EXERCISE PROMPT: Repeat, exactly and only, the lines from the beginning of the data through the line with "Chart.register(...registerables);". Pictures are left out.

DATASET EXCERPT:
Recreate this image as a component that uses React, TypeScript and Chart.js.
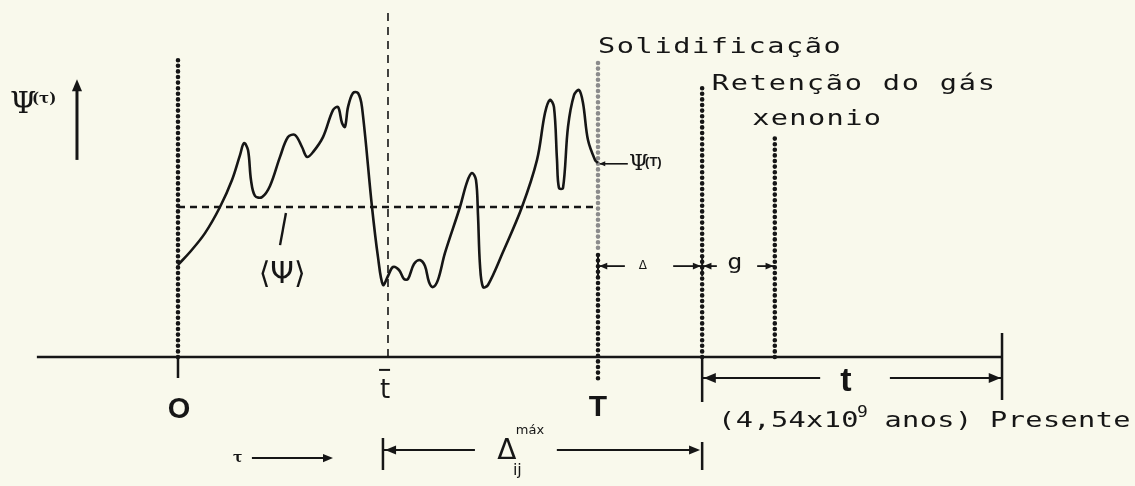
import React, { useEffect, useRef } from "react";
import { Chart, registerables } from "chart.js";

Chart.register(...registerables);

// Time axis: O = 0, T (solidification) = 100.  Ψ axis: base line = 0, <Ψ> = 50.
const CURVE_T = [
  0, 2.86, 6.43, 10, 12.86, 14.76, 15.71, 16.67, 17.38, 18.33, 20, 21.9, 24.29, 26.19, 27.86,
  29.52, 30.71, 32.14, 34.52, 36.9, 38.1, 39.05, 39.76, 40.48, 41.67, 42.86, 43.81, 46.19,
  47.62, 48.81, 50, 51.19, 52.62, 53.81, 54.76, 56.19, 57.62, 58.81, 59.76, 60.71, 61.9,
  63.57, 67.14, 68.81, 70, 70.95, 71.43, 71.9, 72.62, 73.81, 77.38, 81.9, 85.48, 87.38,
  88.57, 89.52, 90.24, 90.71, 91.67, 92.86, 94.29, 95.48, 96.43, 97.62, 99.29, 100,
];
const CURVE_PSI = [
  30.7, 35, 41.3, 50, 59, 67.3, 71.3, 69, 59, 53.7, 53.3, 57, 66.7, 73.3, 74,
  70, 66.7, 68.3, 73.3, 82.3, 83.3, 78, 76.7, 83.3, 88, 88, 83.3, 50,
  33.3, 24, 27, 30, 29, 26, 26, 31, 32.3, 30.3, 25, 23.3, 25.7,
  34.7, 50, 58.3, 61.3, 59, 47.3, 30.7, 23.3, 24, 35, 50, 65.7, 81.3,
  85.7, 83.3, 65.7, 56.3, 56.3, 76.7, 87.3, 89, 84.7, 72.3, 65.7, 64.7,
];
const PSI_MEAN = 50;
const T_ORIGIN = 0;
const T_BAR = 50;
const T_SOLID = 100;
const T_RETENTION = 124.8;
const T_XENON = 142.1;
const T_PRESENT = 196.2;
const PSI_AT_T = 64.7;

const X_MIN = -42.38;
const X_MAX = 227.86;
const Y_MIN = -43;
const Y_MAX = 119;

const INK = "#161616";
const GREY = "#8c8c8c";
const BG = "#f9f9ec";
const MONO = '"DejaVu Sans Mono", "Liberation Mono", monospace';
const SANS = '"Liberation Sans", Arial, sans-serif';
const DJ = '"DejaVu Sans", sans-serif';
const SERIF = '"DejaVu Serif", serif';

type P = [number, number];

const seg = (pts: P[], extra: any = {}) => ({
  data: pts.map(([x, y]) => ({ x, y })),
  showLine: true,
  pointRadius: 0,
  borderColor: INK,
  backgroundColor: INK,
  borderWidth: 2.5,
  fill: false,
  tension: 0,
  ...extra,
});
const dotted = (pts: P[], color = INK) =>
  seg(pts, { borderDash: [0, 5.6], borderCapStyle: "round", borderWidth: 4.6, borderColor: color });

function buildDatasets() {
  const ds: any[] = [];
  // main curve Ψ(τ)
  ds.push({
    data: CURVE_T.map((t, i) => ({ x: t, y: CURVE_PSI[i] })),
    showLine: true,
    pointRadius: 0,
    borderColor: INK,
    borderWidth: 2.6,
    tension: 0.35,
    fill: false,
  });
  // mean <Ψ>
  ds.push(seg([[T_ORIGIN, PSI_MEAN], [T_SOLID, PSI_MEAN]], { borderDash: [7, 5], borderWidth: 2.6 }));
  // t-bar dashed vertical
  ds.push(seg([[T_BAR, 0], [T_BAR, 116.5]], { borderDash: [8, 6], borderWidth: 1.6 }));
  // dotted markers
  ds.push(dotted([[T_ORIGIN, 0], [T_ORIGIN, 100]]));
  ds.push(dotted([[T_SOLID, 98], [T_SOLID, 36]], GREY));
  ds.push(dotted([[T_SOLID, 34], [T_SOLID, -8.3]]));
  ds.push(dotted([[T_RETENTION, 0], [T_RETENTION, 89.7]]));
  ds.push(dotted([[T_XENON, 0], [T_XENON, 73.3]]));
  // time axis and ticks
  ds.push(seg([[-33.6, 0], [T_PRESENT, 0]], { borderWidth: 2.6 }));
  ds.push(seg([[T_ORIGIN, 0], [T_ORIGIN, -7]]));
  ds.push(seg([[T_RETENTION, 0], [T_RETENTION, -15]]));
  ds.push(seg([[T_PRESENT, 8], [T_PRESENT, -14.3]]));
  // Ψ axis arrow shaft
  ds.push(seg([[-24.05, 65.7], [-24.05, 90]], { borderWidth: 3 }));
  // τ arrow
  ds.push(seg([[17.6, -33.7], [35, -33.7]], { borderWidth: 2 }));
  // Δ_ij max arrow
  ds.push(seg([[48.8, -27], [48.8, -37.7]]));
  ds.push(seg([[48.8, -31], [70.7, -31]], { borderWidth: 2 }));
  ds.push(seg([[90.2, -31], [123, -31]], { borderWidth: 2 }));
  ds.push(seg([[T_RETENTION, -28.3], [T_RETENTION, -37.7]]));
  // Δ and g arrows
  ds.push(seg([[T_SOLID, 34], [T_SOLID, 27]], { borderWidth: 2 }));
  ds.push(seg([[T_SOLID, 30.3], [106.4, 30.3]], { borderWidth: 1.8 }));
  ds.push(seg([[117.9, 30.3], [T_RETENTION, 30.3]], { borderWidth: 1.8 }));
  ds.push(seg([[T_RETENTION, 34], [T_RETENTION, 27]], { borderWidth: 2 }));
  ds.push(seg([[T_RETENTION, 30.3], [128.3, 30.3]], { borderWidth: 1.8 }));
  ds.push(seg([[137.9, 30.3], [T_XENON, 30.3]], { borderWidth: 1.8 }));
  // t arrow
  ds.push(seg([[T_RETENTION, -7], [152.9, -7]], { borderWidth: 2.2 }));
  ds.push(seg([[169.5, -7], [T_PRESENT, -7]], { borderWidth: 2.2 }));
  // Ψ(T) pointer
  ds.push(seg([[T_SOLID, PSI_AT_T - 0.3], [107.1, PSI_AT_T - 0.3]], { borderWidth: 1.6 }));
  // <Ψ> leader
  ds.push(seg([[25.7, 48], [24.3, 37.3]], { borderWidth: 2.4 }));
  return ds;
}

// arrow heads: [x, y, direction, length]
const HEADS: [number, number, string, number][] = [
  [-24.05, 92.6, "u", 12],
  [36.9, -33.7, "r", 10],
  [49.3, -31, "l", 11],
  [124.3, -31, "r", 11],
  [T_SOLID + 0.3, 30.3, "l", 8],
  [T_RETENTION - 0.3, 30.3, "r", 8],
  [T_RETENTION + 0.3, 30.3, "l", 8],
  [T_XENON - 0.3, 30.3, "r", 8],
  [T_RETENTION + 0.4, -7, "l", 12],
  [T_PRESENT - 0.3, -7, "r", 12],
  [T_SOLID + 0.3, PSI_AT_T - 0.3, "l", 6],
];

const overlay = {
  id: "overlay",
  beforeDraw(chart: any) {
    const { ctx, width, height } = chart;
    ctx.save();
    ctx.fillStyle = BG;
    ctx.fillRect(0, 0, width, height);
    ctx.restore();
  },
  afterDatasetsDraw(chart: any) {
    const ctx: CanvasRenderingContext2D = chart.ctx;
    const X = (v: number) => chart.scales.x.getPixelForValue(v);
    const Y = (v: number) => chart.scales.y.getPixelForValue(v);
    ctx.save();
    ctx.fillStyle = INK;
    ctx.strokeStyle = INK;

    // arrow heads
    for (const [hx, hy, dir, len] of HEADS) {
      const x = X(hx);
      const y = Y(hy);
      const w = len * 0.42;
      ctx.beginPath();
      if (dir === "r") {
        ctx.moveTo(x, y);
        ctx.lineTo(x - len, y - w);
        ctx.lineTo(x - len, y + w);
      } else if (dir === "l") {
        ctx.moveTo(x, y);
        ctx.lineTo(x + len, y - w);
        ctx.lineTo(x + len, y + w);
      } else {
        ctx.moveTo(x, y);
        ctx.lineTo(x - w, y + len);
        ctx.lineTo(x + w, y + len);
      }
      ctx.closePath();
      ctx.fill();
    }

    const text = (s: string, x: number, y: number, font: string, align: CanvasTextAlign = "center", base: CanvasTextBaseline = "middle") => {
      ctx.font = font;
      ctx.textAlign = align;
      ctx.textBaseline = base;
      ctx.fillText(s, x, y);
    };
    // typewriter text: wide glyphs at a fixed pitch
    const mono = (s: string, x: number, y: number, adv: number, font: string, stretch = 1.3) => {
      ctx.font = font;
      ctx.textAlign = "left";
      ctx.textBaseline = "alphabetic";
      let cx = x;
      for (const ch of Array.from(s)) {
        ctx.save();
        ctx.translate(cx, y);
        ctx.scale(stretch, 1);
        ctx.fillText(ch, 0, 0);
        ctx.restore();
        cx += adv;
      }
      return cx;
    };

    // Ψ(τ) axis label
    text("Ψ", X(-40), Y(84), `30px ${SERIF}`, "left");
    text("(τ)", X(-40) + 22, Y(86), `bold 15px ${SERIF}`, "left");

    // <Ψ>
    text("⟨Ψ⟩", X(24.8), Y(27.3), `30px ${DJ}`);

    // O, t-bar, T
    text("O", X(T_ORIGIN) + 1, Y(-17.7), `bold 29px ${SANS}`);
    text("t", X(49.3), Y(-11.3), `26px ${DJ}`);
    ctx.lineWidth = 2;
    ctx.beginPath();
    ctx.moveTo(X(49.3) - 6, Y(-4.3));
    ctx.lineTo(X(49.3) + 5, Y(-4.3));
    ctx.stroke();
    text("T", X(T_SOLID), Y(-17), `bold 30px ${SANS}`);

    // τ →
    text("τ", X(14.2), Y(-33.7), `bold 14px ${SERIF}`);

    // Δ_ij^máx
    text("Δ", X(78.3), Y(-31.5), `28px ${DJ}`);
    text("máx", X(83.8), Y(-24.5), `13px ${DJ}`);
    text("ij", X(80.8), Y(-37.8), `16px ${DJ}`);

    // small Δ and g
    text("Δ", X(110.7), Y(30.3), `12px ${DJ}`);
    ctx.save();
    ctx.translate(X(132.6), Y(31));
    ctx.scale(1.2, 1);
    text("g", 0, 0, `21px ${MONO}`);
    ctx.restore();

    // big t
    text("t", X(159), Y(-8.3), `bold 34px ${SANS}`);

    // Ψ(T)
    text("Ψ", X(107.4), Y(64.2), `22px ${SERIF}`, "left");
    text("(T)", X(107.4) + 16, Y(64.8), `bold 13px ${SANS}`, "left");

    // typewritten labels
    const tw = `22px ${MONO}`;
    mono("Solidificação", X(T_SOLID), Y(101.3), 18.8, tw);
    mono("Retenção do gás", X(127.1), Y(89), 19, tw);
    mono("xenonio", X(136.7), Y(77.3), 18.6, tw);

    const x0 = mono("(4,54x10", X(128.6), Y(-23.3), 17.6, tw);
    mono("9", x0 - 2, Y(-23.3) - 10, 10, `15px ${MONO}`, 1.2);
    mono(" anos) Presente", x0 + 8, Y(-23.3), 17.6, tw);

    ctx.restore();
  },
};

export default function App() {
  const ref = useRef<HTMLCanvasElement>(null);
  useEffect(() => {
    document.body.style.margin = "0";
    document.body.style.background = BG;
    const chart = new Chart(ref.current as HTMLCanvasElement, {
      type: "scatter",
      data: { datasets: buildDatasets() },
      options: {
        responsive: false,
        animation: false,
        layout: { padding: 0 },
        events: [],
        scales: {
          x: { type: "linear", min: X_MIN, max: X_MAX, display: false },
          y: { type: "linear", min: Y_MIN, max: Y_MAX, display: false },
        },
        plugins: { legend: { display: false }, tooltip: { enabled: false }, title: { display: false } },
      },
      plugins: [overlay],
    } as any);
    return () => chart.destroy();
  }, []);
  return (
    <div style={{ width: 1135, height: 486 }}>
      <canvas ref={ref} width={1135} height={486} style={{ display: "block" }} />
    </div>
  );
}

SOLUTION FOR THIS TASK:
Recreate this image as a component that uses React, TypeScript and Chart.js.
import React, { useEffect, useRef } from "react";
import { Chart, registerables } from "chart.js";

Chart.register(...registerables);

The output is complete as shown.